Mount View
Visited by its past, haunted by its sombre voice, the cool, tentative chords let you in on the music’s secret past, its tragedy. A teary tone drips out of the notes, seeping into the dull daylight; desperate to reconcile with history, but still suffering.
A haunted place can stay that way for a long time – sometimes, it can be permanent – and returning to that spot can be a very difficult thing. A vacant lot consumes the space where courage used to roam, and it can be hard to find the belief to carry on, to go through with it, knowing that the resulting episode will bring back nothing but tragic reminders and the painful tug of heartbreak. The throat constricts in the face of the confrontation, the heartbeat braces itself for an intense rush of speed and the memories flood back in, coming around one more time like the metronomic motion and rhythm of a playground swing.

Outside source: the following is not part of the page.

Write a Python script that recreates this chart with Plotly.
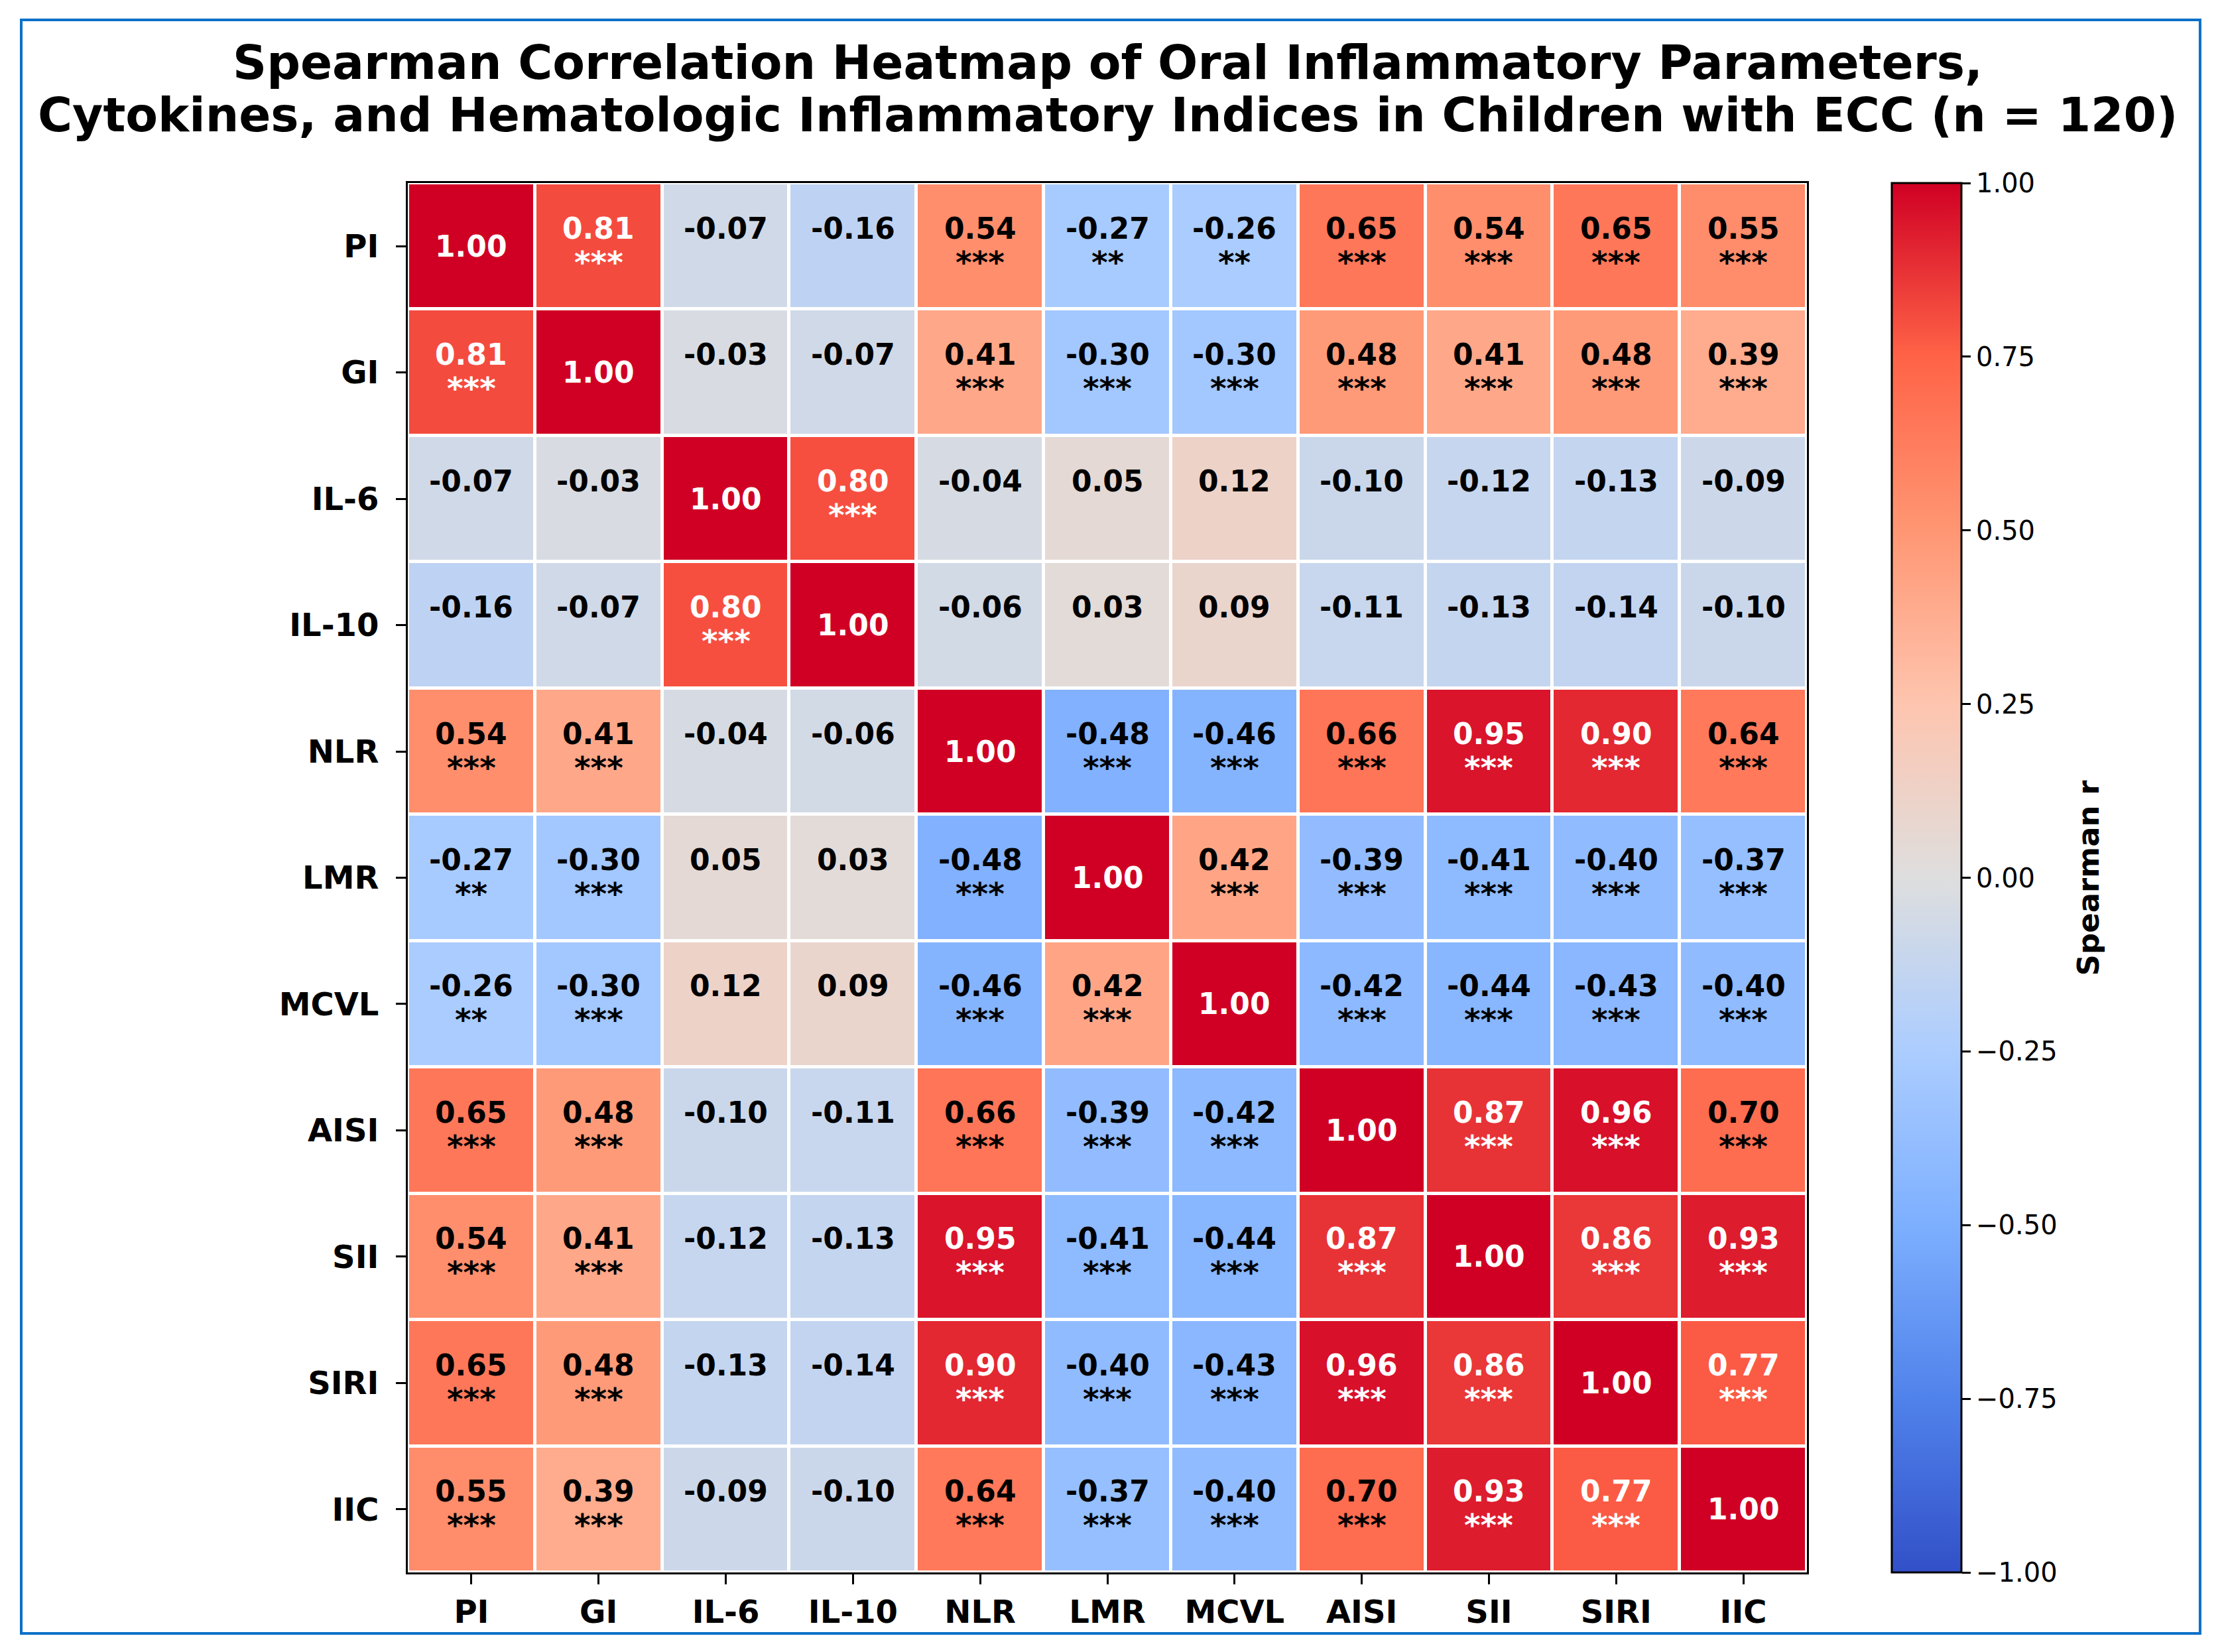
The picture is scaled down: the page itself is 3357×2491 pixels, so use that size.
import plotly.graph_objects as go

# variables (same order on both axes)
labels = ["PI", "GI", "IL-6", "IL-10", "NLR", "LMR", "MCVL", "AISI", "SII", "SIRI", "IIC"]

# Spearman r, row by row
r_values = [
    [1.00, 0.81, -0.07, -0.16, 0.54, -0.27, -0.26, 0.65, 0.54, 0.65, 0.55],
    [0.81, 1.00, -0.03, -0.07, 0.41, -0.30, -0.30, 0.48, 0.41, 0.48, 0.39],
    [-0.07, -0.03, 1.00, 0.80, -0.04, 0.05, 0.12, -0.10, -0.12, -0.13, -0.09],
    [-0.16, -0.07, 0.80, 1.00, -0.06, 0.03, 0.09, -0.11, -0.13, -0.14, -0.10],
    [0.54, 0.41, -0.04, -0.06, 1.00, -0.48, -0.46, 0.66, 0.95, 0.90, 0.64],
    [-0.27, -0.30, 0.05, 0.03, -0.48, 1.00, 0.42, -0.39, -0.41, -0.40, -0.37],
    [-0.26, -0.30, 0.12, 0.09, -0.46, 0.42, 1.00, -0.42, -0.44, -0.43, -0.40],
    [0.65, 0.48, -0.10, -0.11, 0.66, -0.39, -0.42, 1.00, 0.87, 0.96, 0.70],
    [0.54, 0.41, -0.12, -0.13, 0.95, -0.41, -0.44, 0.87, 1.00, 0.86, 0.93],
    [0.65, 0.48, -0.13, -0.14, 0.90, -0.40, -0.43, 0.96, 0.86, 1.00, 0.77],
    [0.55, 0.39, -0.09, -0.10, 0.64, -0.37, -0.40, 0.70, 0.93, 0.77, 1.00],
]

# significance marks ("" = not significant, diagonal left empty)
sig = [
    ["", "***", "", "", "***", "**", "**", "***", "***", "***", "***"],
    ["***", "", "", "", "***", "***", "***", "***", "***", "***", "***"],
    ["", "", "", "***", "", "", "", "", "", "", ""],
    ["", "", "***", "", "", "", "", "", "", "", ""],
    ["***", "***", "", "", "", "***", "***", "***", "***", "***", "***"],
    ["**", "***", "", "", "***", "", "***", "***", "***", "***", "***"],
    ["**", "***", "", "", "***", "***", "", "***", "***", "***", "***"],
    ["***", "***", "", "", "***", "***", "***", "", "***", "***", "***"],
    ["***", "***", "", "", "***", "***", "***", "***", "", "***", "***"],
    ["***", "***", "", "", "***", "***", "***", "***", "***", "", "***"],
    ["***", "***", "", "", "***", "***", "***", "***", "***", "***", ""],
]

cmap = [
    [0.0, "rgb(50,80,200)"],
    [0.125, "rgb(80,130,235)"],
    [0.25, "rgb(125,175,255)"],
    [0.375, "rgb(172,205,255)"],
    [0.5, "rgb(222,222,222)"],
    [0.625, "rgb(254,197,175)"],
    [0.75, "rgb(255,150,115)"],
    [0.875, "rgb(255,99,71)"],
    [1.0, "rgb(208,0,36)"],
]

FONT = "DejaVu Sans"

fig = go.Figure()
fig.add_trace(go.Heatmap(
    z=r_values, x=labels, y=labels,
    zmin=-1, zmax=1, colorscale=cmap,
    xgap=5, ygap=5, hoverongaps=False,
    colorbar=dict(
        x=1.0607, xanchor="left", xpad=0,
        y=0.5, yanchor="middle", len=1.0, lenmode="fraction", ypad=0,
        thickness=105, outlinewidth=3, outlinecolor="black",
        tickvals=[-1, -0.75, -0.5, -0.25, 0, 0.25, 0.5, 0.75, 1],
        tickformat=".2f", ticks="outside", ticklen=13, tickwidth=3, tickcolor="black",
        tickfont=dict(family=FONT, size=40, color="black"),
    ),
))

annotations = []
for i, row in enumerate(labels):
    for j, col in enumerate(labels):
        v = r_values[i][j]
        color = "white" if abs(v) >= 0.75 else "black"
        txt = "%.2f" % v
        if i == j:
            annotations.append(dict(x=col, y=row, text=txt, showarrow=False,
                                    xanchor="center", yanchor="middle",
                                    font=dict(family=FONT, size=44, color=color, weight="bold")))
            continue
        annotations.append(dict(x=col, y=row, text=txt, showarrow=False,
                                xanchor="center", yanchor="middle", yshift=27,
                                font=dict(family=FONT, size=44, color=color, weight="bold")))
        if sig[i][j]:
            annotations.append(dict(x=col, y=row, text=sig[i][j], showarrow=False,
                                    xanchor="center", yanchor="middle", yshift=-24,
                                    font=dict(family=FONT, size=47, color=color, weight="bold")))

# two title lines, placed separately to keep the tight line spacing
title_lines = ["Spearman Correlation Heatmap of Oral Inflammatory Parameters,",
               "Cytokines, and Hematologic Inflammatory Indices in Children with ECC (n = 120)"]
for k, line in enumerate(title_lines):
    annotations.append(dict(xref="paper", yref="paper", x=0.5, y=[1.0864, 1.0487][k],
                            text=line, showarrow=False, xanchor="center", yanchor="middle",
                            font=dict(family=FONT, size=71, color="black", weight="bold")))

# colorbar label
annotations.append(dict(xref="paper", yref="paper", x=1.2014, y=0.5, text="Spearman r",
                        textangle=-90, showarrow=False, xanchor="center", yanchor="middle",
                        font=dict(family=FONT, size=45, color="black", weight="bold")))

axis_common = dict(
    showline=True, linewidth=3, linecolor="black", mirror=True,
    ticks="outside", ticklen=15, tickwidth=3, tickcolor="black",
    showgrid=False, zeroline=False,
    tickfont=dict(family=FONT, size=48, color="black", weight="bold"),
)

fig.update_layout(
    width=3341, height=2475,
    margin=dict(l=607, r=624, t=268, b=112),
    paper_bgcolor="white", plot_bgcolor="white",
    font=dict(family=FONT, color="black"),
    annotations=annotations,
    xaxis=dict(ticklabelstandoff=0, **axis_common),
    yaxis=dict(autorange="reversed", ticklabelstandoff=16, **axis_common),
    shapes=[dict(type="rect", xref="paper", yref="paper",
                 x0=-0.2763, x1=1.2810, y0=-0.0439, y1=1.1174,
                 line=dict(color="#0a70c8", width=4), fillcolor="rgba(0,0,0,0)", layer="below")],
)

fig.write_html("out.html")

And so James Murray walks the long walk as he climbs up to Mount View – the place where he spent much of his youth – and with it he brings to an end a tender trilogy that began with Floods (2012) and continued the year after with The Land Bridge. Mount View comes to bring closure and hope; a place where, in Murray’s words, ‘I can forgive and let go’. These places can resurrect dark periods, ones that we thought had long disappeared, but they can also rekindle the dawn. And going back to a fallen place can bring some much needed closure for the soul, can, in fact, start to heal the wounds that time, failing in its promise, never healed. The battle scars of life never really vanish, but they are a testament to an individual’s inner strength and resolve. They school us all in harsh lessons.
The piano progression of ‘Long Light’ casts a sombre tone on the place where once playful steps transpose into thicker shadows, the kind worn in adulthood; long, black cloaks that are torn at the seams, hiding a multitude of sorrows and haunting our steps wherever we go. The music slowly ushers in a light that blots out the darker shadows, which begin to meander drunkenly before evaporating. Electronic textures creep in and echo around the space, concealed behind a window, a door. James Murray has confronted something instead of running away from it, and that is a brave thing to do.
Mount View is a musical dramatization. Its tracks are different acts, a story that battles and rattles against its chains and instead chooses to bravely trust in the future and the resurrection of thin hope. Light trickles in, and by the time ‘Mount View’ is in sight, a cautious optimism has taken hold. Crows fly through the air, trying to paint it black; trying, perhaps, to paint the mood black. Their cries ring out, but they can’t dispel the growing optimism. Murray’s presence, along with the music, has dealt with his inner torment. The low, bleak clouds that hover over the November countryside don’t look so grey, and Murray’s drones lose weight; the electronics let the light in, as if Murray were peeling back the curtains.
Mount View looks out at the world with a clear conscious, but Murray’s eyes have cleared, too; the tears used to fall silently, like midnight rain.